As a whole, the exhibit was great. But at the exit was the Caucasian picture of King Tut that graces the cover of the June 2005 issue of National Geographic. It stood in stark contrast to what other guests and I had seen throughout the tour.
Frankly, whether intended or not, it was a signal for the Western world to continue its ubiquitous institutional-racism pogrom against Blacks. At the current pace of media on Black history, school textbooks and encyclopedias will still depict Rameses, Tutankhamen, Seti and all the pharaohs of old as sterile race-neutral historical figures.
Yes, it’s better than it was during my school days, but kids today are still confused on the issue, and that shouldn’t be so. An exhibit here in Minneapolis made news a few years ago when a Black kid on a class tour asked the tour guide if the ancient Egyptians were Black and the guide said, “no.”

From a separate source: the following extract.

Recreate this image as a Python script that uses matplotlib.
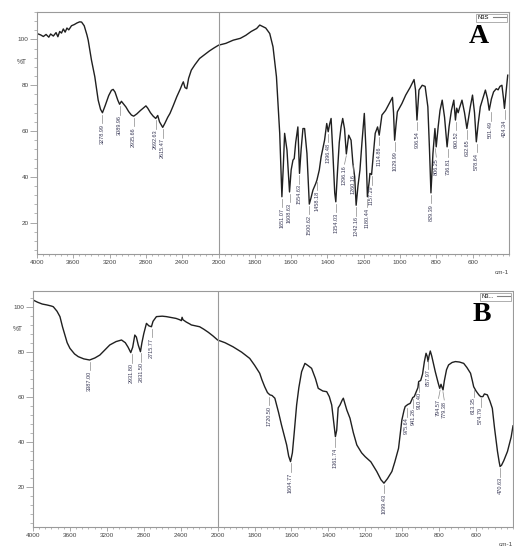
import numpy as np
import matplotlib
matplotlib.use("Agg")
import matplotlib.pyplot as plt
from matplotlib.ticker import FixedLocator, NullFormatter

# ---- spectrum A (N3S) ----
wn_a = [4000, 3960, 3930, 3900, 3870, 3850, 3820, 3790, 3770, 3750, 3730, 3710, 3690, 3670,
        3650, 3620, 3590, 3560, 3530, 3509, 3480, 3450, 3436, 3400, 3363, 3340, 3326, 3300,
        3279, 3250, 3210, 3180, 3161, 3140, 3110, 3090, 3070, 3050, 3020, 2990, 2960, 2935,
        2900, 2860, 2830, 2800, 2780, 2750, 2720, 2692, 2670, 2650, 2615, 2590, 2560, 2535,
        2500, 2460, 2420, 2400, 2388, 2370, 2350, 2330, 2300, 2260, 2209, 2150, 2100, 2050,
        2000, 1960, 1919, 1880, 1850, 1820, 1790, 1773, 1760, 1740, 1718, 1700, 1681, 1663,
        1651, 1643, 1636, 1623, 1609, 1600, 1590, 1583, 1575, 1563, 1554, 1545, 1535, 1526,
        1513, 1500, 1490, 1480, 1465, 1458, 1445, 1435, 1416, 1404, 1396, 1388, 1380, 1370,
        1360, 1354, 1345, 1335, 1325, 1316, 1306, 1296, 1288, 1283, 1270, 1260, 1250, 1242,
        1232, 1221, 1210, 1197, 1188, 1180, 1170, 1166, 1157, 1147, 1137, 1124, 1115, 1100,
        1080, 1060, 1042, 1036, 1030, 1022, 1015, 990, 969, 945, 923, 915, 907, 900,
        896, 878, 862, 847, 838, 830, 824, 819, 808, 801, 790, 780, 768, 755,
        741, 730, 717, 704, 695, 688, 680, 673, 659, 645, 632, 620, 613, 601,
        590, 580, 570, 558, 545, 530, 518, 509, 497, 485, 470, 460, 450, 439,
        430, 425, 415, 407]
t_a = [102.6, 102.0, 101.3, 102.2, 101.0, 102.4, 101.5, 103.0, 101.2, 103.5, 102.8, 104.6, 103.2, 105.0,
       104.2, 106.0, 106.5, 107.2, 107.7, 107.6, 106.0, 102.0, 99.7, 91.0, 83.7, 77.5, 73.5, 69.5,
       68.0, 71.0, 75.5, 77.8, 78.2, 77.0, 73.5, 71.7, 73.0, 72.0, 70.5, 68.5, 67.0, 66.5,
       67.5, 69.0, 70.0, 71.0, 70.0, 68.0, 66.5, 65.5, 66.8, 64.0, 61.6, 63.5, 66.0, 67.7,
       71.0, 75.0, 78.5, 80.5, 81.5, 79.0, 78.5, 83.0, 86.6, 89.0, 91.7, 93.5, 95.0, 96.3,
       97.5, 98.3, 99.7, 100.5, 101.8, 103.5, 104.8, 106.3, 105.8, 105.0, 102.6, 96.8, 83.7, 59.0,
       31.3, 45.0, 59.0, 51.7, 33.4, 43.0, 47.3, 48.0, 55.0, 61.8, 41.5, 52.0, 61.1, 61.1,
       50.2, 28.1, 31.0, 34.2, 37.0, 38.6, 43.0, 48.7, 56.0, 63.3, 59.7, 63.0, 65.5, 50.0,
       33.0, 29.1, 42.0, 55.0, 61.8, 65.5, 61.0, 50.0, 55.0, 58.2, 56.0, 46.0, 40.0, 27.6,
       36.0, 43.0, 55.0, 67.7, 52.0, 31.3, 38.0, 41.5, 41.0, 50.0, 59.0, 61.8, 58.2, 67.0,
       69.0, 72.0, 74.7, 68.0, 56.0, 63.0, 68.4, 72.0, 75.7, 79.0, 82.5, 78.0, 64.8, 73.0,
       77.9, 80.0, 79.5, 70.6, 52.0, 33.0, 42.0, 50.2, 61.1, 53.1, 62.0, 69.0, 73.5, 66.0,
       53.1, 62.0, 69.1, 73.5, 64.8, 70.0, 68.0, 70.0, 73.5, 68.0, 61.1, 67.0, 70.6, 75.7,
       68.0, 55.3, 63.0, 70.6, 74.0, 77.9, 74.0, 69.1, 74.0, 77.1, 78.5, 78.0, 79.5, 80.0,
       74.0, 69.9, 78.0, 84.4]

peaks_a = [3278.99, 3089.96, 2935.66, 2692.63, 2615.47, 1651.07, 1608.63, 1554.63, 1500.62,
           1458.18, 1396.48, 1354.03, 1296.16, 1260.16, 1242.16, 1180.44, 1157.29, 1114.86,
           1029.99, 906.54, 829.39, 806.25, 736.81, 690.52, 632.65, 578.64, 501.49, 424.34]
peak_t_a = [68.0, 71.7, 66.5, 65.5, 61.6, 31.3, 33.4, 41.5, 28.1,
            38.6, 59.7, 29.1, 50.0, 46.0, 27.6, 31.3, 41.0, 58.2,
            56.0, 64.8, 33.0, 53.1, 53.1, 64.8, 61.1, 55.3, 69.1, 69.9]

# ---- spectrum B ----
wn_b = [4000, 3950, 3900, 3850, 3800, 3780, 3740, 3708, 3680, 3654, 3630, 3600, 3550, 3510,
        3450, 3387, 3330, 3276, 3220, 3168, 3100, 3041, 3000, 2970, 2941, 2920, 2897, 2880,
        2860, 2836, 2820, 2800, 2771, 2745, 2717, 2700, 2663, 2600, 2555, 2500, 2450, 2410,
        2393, 2385, 2375, 2340, 2300, 2285, 2240, 2195, 2150, 2100, 2050, 2000, 1960, 1917,
        1870, 1826, 1800, 1772, 1760, 1745, 1730, 1717, 1705, 1690, 1670, 1654, 1640, 1626,
        1615, 1605, 1595, 1585, 1572, 1560, 1545, 1527, 1510, 1491, 1470, 1455, 1430, 1409,
        1395, 1382, 1370, 1362, 1355, 1347, 1337, 1325, 1319, 1300, 1283, 1265, 1246, 1220,
        1201, 1170, 1138, 1115, 1099, 1080, 1056, 1040, 1020, 1002, 990, 984, 970, 957,
        943, 935, 924, 915, 911, 900, 890, 880, 871, 865, 860, 855, 848, 840,
        821, 805, 797, 790, 786, 779, 772, 760, 749, 730, 712, 690, 667, 650,
        630, 620, 613, 600, 585, 575, 563, 555, 539, 525, 512, 500, 484, 475,
        470, 462, 450, 430, 410, 400]
t_b = [103.0, 102.0, 101.2, 100.8, 100.3, 100.0, 98.0, 95.6, 91.0, 87.4, 84.0, 81.5, 79.0, 77.8,
       76.8, 76.3, 77.2, 78.5, 80.8, 83.0, 84.5, 85.2, 84.0, 82.0, 79.6, 82.0, 87.4, 86.5,
       83.0, 80.0, 84.0, 88.0, 92.6, 91.5, 91.1, 93.5, 95.6, 95.8, 95.6, 95.2, 94.8, 94.2,
       93.8, 95.3, 94.2, 93.2, 92.3, 91.9, 91.5, 91.1, 90.0, 88.6, 87.0, 85.2, 84.0, 82.2,
       79.8, 77.0, 74.0, 70.4, 67.5, 64.4, 61.8, 60.8, 60.5, 59.3, 53.0, 47.4, 43.0, 38.5,
       33.5, 31.1, 35.0, 44.0, 56.3, 64.0, 71.1, 74.8, 73.8, 72.6, 68.0, 63.7, 62.5, 62.2,
       60.0, 56.3, 48.0, 42.2, 45.0, 55.0, 56.3, 58.5, 59.3, 54.0, 50.4, 44.0, 38.5, 35.0,
       33.3, 31.0, 26.7, 23.0, 21.5, 23.5, 26.7, 31.0, 37.0, 49.6, 54.0, 55.6, 56.5, 57.0,
       59.6, 60.0, 62.2, 64.0, 66.7, 67.2, 70.0, 75.6, 79.3, 78.0, 75.6, 78.0, 80.3, 78.0,
       71.1, 66.0, 63.7, 65.5, 64.5, 63.0, 67.0, 72.0, 74.1, 75.2, 75.6, 75.4, 74.8, 73.0,
       70.4, 67.0, 64.4, 62.5, 60.8, 60.0, 60.0, 61.2, 60.8, 58.0, 54.8, 46.0, 35.6, 31.0,
       28.9, 29.5, 31.5, 35.6, 42.0, 47.0]

peaks_b = [3387.00, 2931.80, 2831.50, 2715.77, 1720.50, 1604.77, 1361.74, 1099.43, 975.64,
           941.26, 910.40, 857.97, 794.57, 779.38, 613.35, 574.79, 470.63]
peak_t_b = [76.3, 79.6, 80.0, 91.1, 60.8, 31.1, 42.2, 21.5, 55.6,
            59.6, 66.7, 77.0, 63.7, 63.0, 64.4, 60.0, 28.9]

xmajor_left = [4000, 3600, 3200, 2800, 2400, 2000]
xmajor_right = [1800, 1600, 1400, 1200, 1000, 800, 600]
ymajor = [20, 40, 60, 80, 100]

# labels that the instrument software pushed sideways (text x shift, cm-1)
shift_a = {1296.16: 10, 806.25: -6}
shift_b = {794.57: 9, 779.38: -7}


# 4000-2000 drawn at half scale, like the instrument software does
def fwd(x):
    x = np.asarray(x, dtype=float)
    return np.where(x > 2000, 2000 + (x - 2000) / 2.0, x)


def inv(f):
    f = np.asarray(f, dtype=float)
    return np.where(f > 2000, 2000 + (f - 2000) * 2.0, f)


plt.rcParams['font.family'] = ['Liberation Sans', 'DejaVu Sans']
frame_col = '#9a9a9a'
lab_col = '#3b3b58'

fig = plt.figure(figsize=(5.14, 5.48), dpi=100)
ax_a = fig.add_axes([37/514, 1-254/548, 472/514, 242/548])
ax_b = fig.add_axes([33/514, 1-527/548, 480/514, 236/548])


def setup(ax, wn, t, peaks, peak_t, shifts, ylim, name, letter, gap):
    ax.set_xscale('function', functions=(fwd, inv))
    ax.plot(wn, t, color='#202020', lw=1.0, label=name)
    ax.set_xlim(4000, 400)
    ax.set_ylim(*ylim)
    ax.axvline(2000, color=frame_col, lw=0.8)

    for w, pt in zip(peaks, peak_t):
        tx = w + shifts.get(w, 0)
        ax.plot([w, tx], [pt - 0.8, pt - gap], color='#8a8a8a', lw=0.5)
        ax.text(tx, pt - gap - 0.3, '%.2f' % w, rotation=90, ha='center', va='top',
                fontsize=4.0, color=lab_col)

    ax.xaxis.set_major_locator(FixedLocator(xmajor_left + xmajor_right))
    minors = list(np.linspace(4000, 2000, 31)) + list(np.linspace(2000, 400, 49))
    ax.xaxis.set_minor_locator(FixedLocator(minors))
    ax.xaxis.set_minor_formatter(NullFormatter())
    ax.yaxis.set_major_locator(FixedLocator(ymajor))
    ax.yaxis.set_minor_locator(FixedLocator(np.arange(4, 113, 4)))
    ax.tick_params(axis='x', which='major', length=3, width=0.6, color=frame_col,
                   labelsize=4.6, labelcolor='#444444', pad=1.5)
    ax.tick_params(axis='x', which='minor', length=1.6, width=0.5, color=frame_col)
    ax.tick_params(axis='y', which='major', length=5, width=0.6, color=frame_col,
                   labelsize=4.6, labelcolor='#444444', pad=1)
    ax.tick_params(axis='y', which='minor', length=2.5, width=0.5, color=frame_col)
    for s in ax.spines.values():
        s.set_color(frame_col)
        s.set_linewidth(0.8)

    ax.text(-0.022, 90, '%T', transform=ax.get_yaxis_transform(), ha='right', va='center',
            fontsize=4.8, color='#444444')
    ax.text(0.985, -0.075, 'cm-1', transform=ax.transAxes, ha='center', va='center',
            fontsize=4.6, color='#444444')
    ax.text(0.935, 0.9, letter, transform=ax.transAxes, ha='center', va='center',
            fontsize=20, fontweight='bold', family='Liberation Serif')
    leg = ax.legend(loc='upper right', fontsize=4.2, frameon=True, fancybox=False,
                    borderaxespad=0.3, borderpad=0.25, handlelength=2.2,
                    handletextpad=0.6, markerfirst=False)
    leg.get_frame().set_edgecolor('#8a8a8a')
    leg.get_frame().set_linewidth(0.6)
    leg.get_lines()[0].set_color('#808080')
    leg.get_lines()[0].set_linewidth(0.8)


setup(ax_a, wn_a, t_a, peaks_a, peak_t_a, shift_a, (6.3, 112), 'N3S', 'A', 4.5)
setup(ax_b, wn_b, t_b, peaks_b, peak_t_b, shift_b, (2.0, 107), 'N3...', 'B', 4.5)

fig.savefig('out.png', dpi=100)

Her parents were in an uproar, and rightfully so. No other history has been as maligned as that of Africans, and the affronts continue unmitigated today. The response of the tour officials in Minneapolis was that the guide had only responded with what he had been taught.

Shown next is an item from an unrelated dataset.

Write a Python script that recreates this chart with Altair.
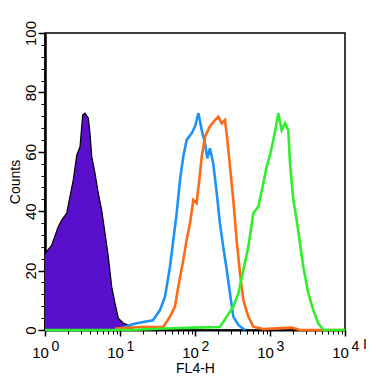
import altair as alt
import pandas as pd

# FL4-H values (x) and counts (y)
purple_x = [1.0, 1.02, 1.05, 1.23, 1.50, 1.67, 1.95, 2.15, 2.38, 2.65, 2.93, 3.18, 3.41, 3.78,
            3.98, 4.20, 4.64, 5.14, 5.70, 6.31, 6.98, 7.75, 8.58, 9.49, 11.1, 12.8, 14.9]
purple_y = [61, 26, 26.4, 28.6, 34.8, 37, 39.4, 44.9, 50.5, 58.9, 61.7, 72.4, 73, 71.4,
            66.3, 58.4, 52.8, 46, 40.4, 32.6, 24.7, 14.6, 9, 4, 2.3, 1.7, 0]

blue_x = [10.5, 13, 16.7, 27.5, 34.1, 39.8, 46.4, 51.4, 57.0, 63.1, 69.8, 77.4, 90.3, 100,
          111, 123, 136, 146, 158, 175, 195, 215, 238, 265, 293, 324, 378, 464]
blue_y = [0.5, 1.5, 2.3, 3.3, 6.7, 11.2, 21.3, 30.3, 39.4, 50.5, 58.4, 64, 66.2, 68.5,
          73, 67.3, 62.8, 57.8, 61.2, 56.1, 46, 35.9, 28, 20.2, 12.3, 4.5, 1.7, 0]

orange_x = [8.6, 18.5, 37.8, 46.4, 54.1, 59.9, 69.8, 77.4, 85.8, 94.9, 105, 114, 123, 136,
            158, 185, 205, 227, 251, 270, 293, 324, 359, 398, 441, 514, 599, 815, 1945,
            2512, 10000]
orange_y = [0.5, 1, 1, 4.5, 7.9, 14.6, 23.6, 30.3, 35.9, 43.8, 42.7, 50.5, 58.4, 65,
            68.5, 70.7, 71.8, 69.6, 70.7, 64, 55, 43.8, 30.3, 19.1, 10.1, 4.5, 1.1, 0.3, 0.8,
            0, 0]

green_x = [1.0, 14, 40, 100, 215, 265, 324, 378, 441, 514, 599, 698, 815, 903, 1000, 1108,
           1202, 1291, 1432, 1585, 1754, 1848, 2047, 2269, 2512, 2780, 3243, 3778, 4406,
           5139, 10000]
green_y = [0, 0, 0.5, 0.8, 1, 4.5, 7.9, 12.3, 20.2, 28, 39.3, 41.5, 49.4, 55, 58.9, 64,
           68.5, 73, 67.3, 69.6, 67.3, 56.1, 43.8, 37, 29.2, 21.3, 12.3, 6.7, 2.2,
           0, 0]

x_major = [1, 10, 100, 1000, 10000]
x_exponents = ["0", "1", "2", "3", "4"]
x_minor = [m * d for d in [1, 10, 100, 1000] for m in range(2, 10)]
y_major = [0, 20, 40, 60, 80, 100]
y_minor = list(range(0, 101, 4))

FONT = "Liberation Sans"

def frame(xs, ys, name):
    return pd.DataFrame({"x": xs, "y": ys, "s": name})

purple = frame(purple_x, purple_y, "purple")
blue = frame(blue_x, blue_y, "blue")
orange = frame(orange_x, orange_y, "orange")
green = frame(green_x, green_y, "green")

xscale = alt.Scale(type="log", domain=[1, 10000])
yscale = alt.Scale(domain=[0, 100])

exp_map = "{" + ",".join(f"{v}:'{e}'" for v, e in zip(x_major, x_exponents)) + "}"

x_major_axis = alt.Axis(orient="bottom", values=x_major, labelExpr="'10'", tickSize=6,
                        tickWidth=1.5, tickColor="black", domainColor="black", domainWidth=2,
                        labelFontSize=15, labelFont=FONT, labelColor="black",
                        labelBaseline="alphabetic", labelPadding=21, labelOffset=-5,
                        labelFlush=False, labelOverlap=False,
                        title="FL4-H", titleFont=FONT, titleFontSize=14, titleFontWeight="normal",
                        titleColor="black", titlePadding=1, grid=False)
x_exp_axis = alt.Axis(orient="bottom", values=x_major, labelExpr=exp_map + "[datum.value]",
                      tickSize=6, tickOpacity=0, domain=False, labelFontSize=14, labelFont=FONT,
                      labelColor="black", labelBaseline="alphabetic", labelPadding=14,
                      labelOffset=10, labelFlush=False, labelOverlap=False,
                      title=None, grid=False)
x_minor_axis = alt.Axis(orient="bottom", values=x_minor, labels=False, tickSize=4, tickWidth=1,
                        tickColor="black", domain=False, title=None, grid=False)
y_major_axis = alt.Axis(orient="left", values=y_major, tickSize=7, tickWidth=1.5,
                        tickColor="black", domainColor="black", domainWidth=2.5, labelAngle=-90,
                        labelAlign="center", labelBaseline="bottom", labelPadding=0,
                        labelFontSize=15, labelFont=FONT, labelColor="black", title="Counts",
                        titleFont=FONT, titleFontSize=14, titleFontWeight="normal",
                        titleColor="black", titlePadding=1, grid=False)
y_minor_axis = alt.Axis(orient="left", values=y_minor, labels=False, tickSize=4, tickWidth=1,
                        tickColor="black", domain=False, title=None, grid=False)

area = alt.Chart(purple).mark_area(color="#5a0fcc", opacity=1,
                                    line={"color": "black", "strokeWidth": 1.2},
                                    interpolate="linear").encode(
    x=alt.X("x:Q", scale=xscale, axis=x_major_axis),
    y=alt.Y("y:Q", scale=yscale, axis=y_major_axis),
)

minor = alt.Chart(purple).mark_point(opacity=0).encode(
    x=alt.X("x:Q", scale=xscale, axis=x_minor_axis),
    y=alt.Y("y:Q", scale=yscale, axis=y_minor_axis),
)

exps = alt.Chart(purple).mark_point(opacity=0).encode(
    x=alt.X("x:Q", scale=xscale, axis=x_exp_axis),
    y=alt.Y("y:Q", scale=yscale, axis=None),
)

def line(df, color):
    return alt.Chart(df).mark_line(color=color, strokeWidth=2.6, interpolate="linear").encode(
        x=alt.X("x:Q", scale=xscale, axis=None),
        y=alt.Y("y:Q", scale=yscale, axis=None),
    )

note = alt.Chart(pd.DataFrame({"t": ["I"]})).mark_text(
    font=FONT, fontSize=14, align="left", baseline="alphabetic", color="black").encode(
    x=alt.value(318), y=alt.value(316), text="t:N")

chart = alt.layer(
    minor, exps, area, line(blue, "#1f93f5"), line(orange, "#ff6a17"), line(green, "#2ef02a"), note
).resolve_axis(x="independent", y="independent").properties(
    width=300, height=297,
    autosize=alt.AutoSizeParams(type="none"),
    padding={"left": 37, "top": 25, "right": 23, "bottom": 44},
).configure_view(stroke="black", strokeWidth=1.5)

chart.save("out.html", embed_options={"renderer": "svg", "actions": False})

When Legrand Clegg, and other protesters in Los Angeles confronted the exhibitors in that city, the response of Terry Garcia, of the National Geographic Society was: "In this case we selected a medium skin tone, and we say, quite up front: 'This is mid-range.'" Mid-range from whose perspective is my question?
As an African American, it doesn’t take much analyzation to realize that the natural diffusion between Black classical cultures and Sub Sahara Africa was purposely thwarted to keep Black cultures at bay. It’s tantamount to separating the West from the “Golden Age of Greece, or Rome.”
Meanwhile, things are progressing on some fronts. While visiting New York last year at the Metropolitan Museum of Art (MET), I perused their exhibit on ancient Egypt and left with a resounding – Amen – it was the best exhibit I have seen to date in an American city.